▶ [Prompt]:
Return the lines that follow, exactly as they appear, from the first through the one containing "angle=330, radius=250pt] -- cycle;"; no pictures are to be included.

▶ [Dataset extract]:
================

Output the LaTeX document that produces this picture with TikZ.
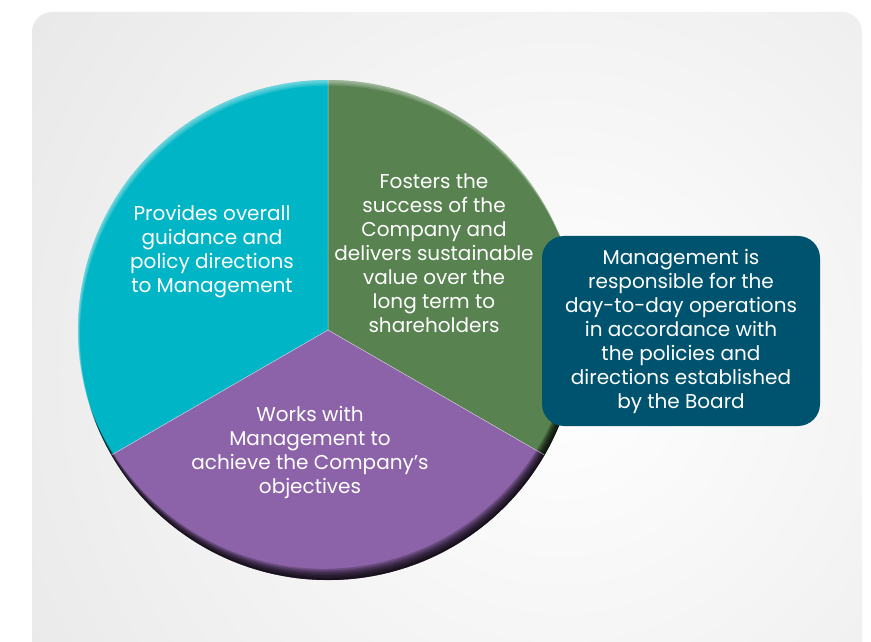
\documentclass[tikz,border=0pt]{standalone}
\usepackage{fontspec}
\setmainfont{Poppins}
\usetikzlibrary{calc}

\definecolor{panelgray}{HTML}{DCDCDC}
\definecolor{segcyan}{HTML}{00B5C5}
\definecolor{seggreen}{HTML}{588250}
\definecolor{segpurple}{HTML}{8C63A8}
\definecolor{mgmtblue}{HTML}{00536F}

\tikzset{
  seglabel/.style={text=white, align=center, font=\fontsize{20}{24}\selectfont},
  mgmtbox/.style={seglabel, fill=mgmtblue, rounded corners=22pt,
    minimum width=278pt, minimum height=190pt, inner sep=0pt},
}

\begin{document}
\begin{tikzpicture}[x=1pt,y=1pt]
\clip (0,0) rectangle (871,641);
\fill[white] (0,0) rectangle (871,641);

% grey panel behind the pie
\begin{scope}
\clip[rounded corners=20pt] (32,629) rectangle (862,-40);
\shade[inner color=white, outer color=panelgray] (560,270) circle (1000pt);
\end{scope}

% the three sectors
\coordinate (c) at (328,311);
\fill[seggreen] (c) -- ++(90:250) arc[start angle=90, end angle=-30, radius=250pt] -- cycle;
\fill[segcyan] (c) -- ++(90:250) arc[start angle=90, end angle=210, radius=250pt] -- cycle;
\fill[segpurple] (c) -- ++(210:250) arc[start angle=210, end angle=330, radius=250pt] -- cycle;

% bevel: light rim on top, dark rim at the bottom
\begin{scope}
\clip (c) circle (250pt);
\foreach \s in {1,...,7}
  \fill[black, opacity=0.21, even odd rule] (c) circle (260pt) ($(c)+(-0.6*\s,1.6*\s)$) circle (250pt);
\foreach \s in {1,...,4}
  \fill[white, opacity=0.13, even odd rule] (c) circle (260pt) ($(c)+(0.5*\s,-1.4*\s)$) circle (250pt);
\draw[white, opacity=0.6, line width=0.5pt] (c) -- ++(90:250) (c) -- ++(210:250) (c) -- ++(-30:250);
\end{scope}

% sector texts
\node[seglabel] (guide) at (212,389) {Provides overall\\guidance and\\policy directions\\to Management};
\node[seglabel] (foster) at (434,388) {Fosters the\\success of the\\Company and\\delivers sustainable\\value over the\\long term to\\shareholders};
\node[seglabel] (works) at (310,189) {Works with\\Management to\\achieve the Company’s\\objectives};

% management box on the right
\node[mgmtbox] (mgmt) at (681,310) {Management is\\responsible for the\\day-to-day operations\\in accordance with\\the policies and\\directions established\\by the Board};
\end{tikzpicture}
\end{document}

================

▶ [Written reply]:
Output the LaTeX document that produces this picture with TikZ.
\documentclass[tikz,border=0pt]{standalone}
\usepackage{fontspec}
\setmainfont{Poppins}
\usetikzlibrary{calc}

\definecolor{panelgray}{HTML}{DCDCDC}
\definecolor{segcyan}{HTML}{00B5C5}
\definecolor{seggreen}{HTML}{588250}
\definecolor{segpurple}{HTML}{8C63A8}
\definecolor{mgmtblue}{HTML}{00536F}

\tikzset{
  seglabel/.style={text=white, align=center, font=\fontsize{20}{24}\selectfont},
  mgmtbox/.style={seglabel, fill=mgmtblue, rounded corners=22pt,
    minimum width=278pt, minimum height=190pt, inner sep=0pt},
}

\begin{document}
\begin{tikzpicture}[x=1pt,y=1pt]
\clip (0,0) rectangle (871,641);
\fill[white] (0,0) rectangle (871,641);

% grey panel behind the pie
\begin{scope}
\clip[rounded corners=20pt] (32,629) rectangle (862,-40);
\shade[inner color=white, outer color=panelgray] (560,270) circle (1000pt);
\end{scope}

% the three sectors
\coordinate (c) at (328,311);
\fill[seggreen] (c) -- ++(90:250) arc[start angle=90, end angle=-30, radius=250pt] -- cycle;
\fill[segcyan] (c) -- ++(90:250) arc[start angle=90, end angle=210, radius=250pt] -- cycle;
\fill[segpurple] (c) -- ++(210:250) arc[start angle=210, end angle=330, radius=250pt] -- cycle;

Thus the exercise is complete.